= Clarinet Concerto (Corigliano) =

1977 composition by John Corigliano

The Concerto for Clarinet and Orchestra is a clarinet concerto in three movements by the American composer John Corigliano. The work was commissioned by the New York Philharmonic for the clarinetist Stanley Drucker. It was composed in the summer and fall of 1977 and was first performed in New York City on December 6, 1977, by Drucker and the New York Philharmonic conducted by Leonard Bernstein. The composition is dedicated to Drucker and Bernstein.

==Composition==
===Background===
Corigliano described the inspiration for the Clarinet Concerto in the score program notes, writing:
My associations as a child – attending rehearsals and performances with my father, who was then the concertmaster of the [New York] Philharmonic – gave me the opportunity of getting to know many of the men in the orchestra both as artists and friends. This feeling of intimacy governed my decision to make sure that my first work for the Philharmonic utilized the entire orchestra. I was aware that, with a wind concerto, this is a potentially dangerous thing to do – to solve problems of balance most such pieces are discreetly scored for small ensembles – but it provided me with a fascinating challenge.

He continued:
My regard for the musicians of the Philharmonic also shaped their role in the accompaniment to this Concerto. In the concerto, each player has a chance to display solo virtuosity; often the work approaches being a concerto for orchestra in its demands. The soloist, Stanley Drucker, was first clarinetist of the Philharmonic in my youth. Knowing his special gifts enabled me to write music of unprecedented difficulty for the solo instrument, and gave me the idea that generates the first movement; the opening cadenza.

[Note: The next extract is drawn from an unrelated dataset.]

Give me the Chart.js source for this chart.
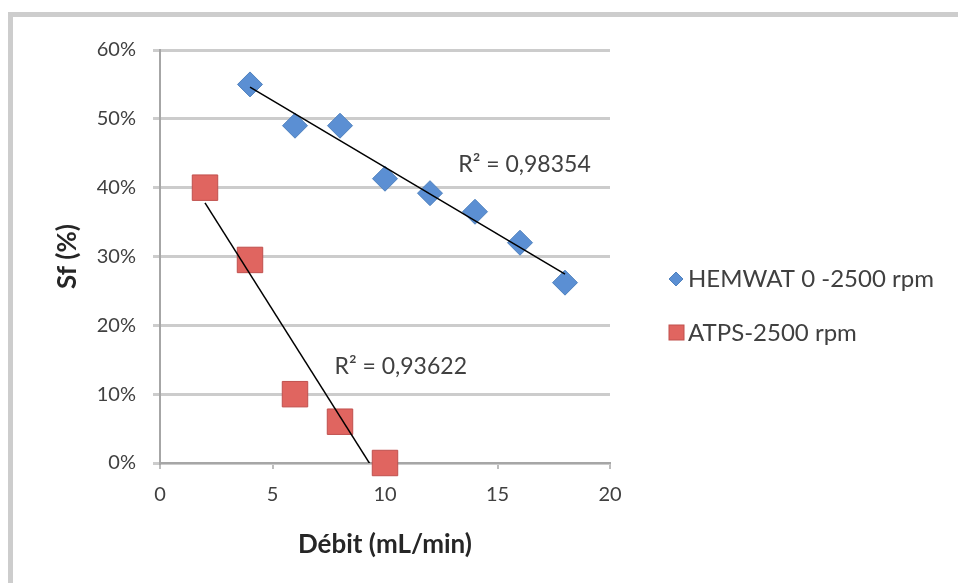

Corigliano later recalled, "When I showed Stanley the first movement of the concerto, it was the only time I've ever seen him in his life look terrified. But I showed him his part, and his eyes got very big. And he said, 'How am I gonna play this?' And then he started playing it and, of course, in no time at all, he found that he could not only play it, but that it sounded like a million dollars when he did."

===Music===
The piece has a duration of roughly 30 minutes and is composed in three movements:

The first movement consists of two cadenzas separated by an interlude, subtitled "Ignis fatuus" (Will-o'-the-wisp) and "Corona solis" (corona of the sun).

The second movement was composed in memory Corigliano's father John Corigliano Sr., a former concertmaster of the New York Philharmonic who died in 1975.

The third movement was composed as Corigliano's "solution to the balance problems created by using the full orchestra in a wind concerto"; this movement features a number of antiphonal performers and quotes the Italian composer Giovanni Gabrieli's 1597 composition Sonata pian' e forte.

The work is scored for solo clarinet and an orchestra comprising three flutes, piccolo, three oboes, cor anglais, two additional clarinets, bass clarinet, three bassoons, contrabassoon, six French horns, four trumpets, three trombones, tuba, timpani, three percussionists, harp, piano, and strings.

==Reception==
Jeff Lunden of NPR called the clarinet concerto "a fiendishly difficult work". A. Ashby of Gramophone described the piece as "full to bursting with antiphony and visual spectacle" and specifically lauded the third movement, saying it "has a poise and sense of shape that fairly take the breath away". The music critic Peter Dickinson said it "impressed a wide audience" and similarly wrote of the final movement, "The finale ('Antiphonal Toccata') is consistently energetic, with a spectacular passage for timpani and a spacious chorale that unifies the movement."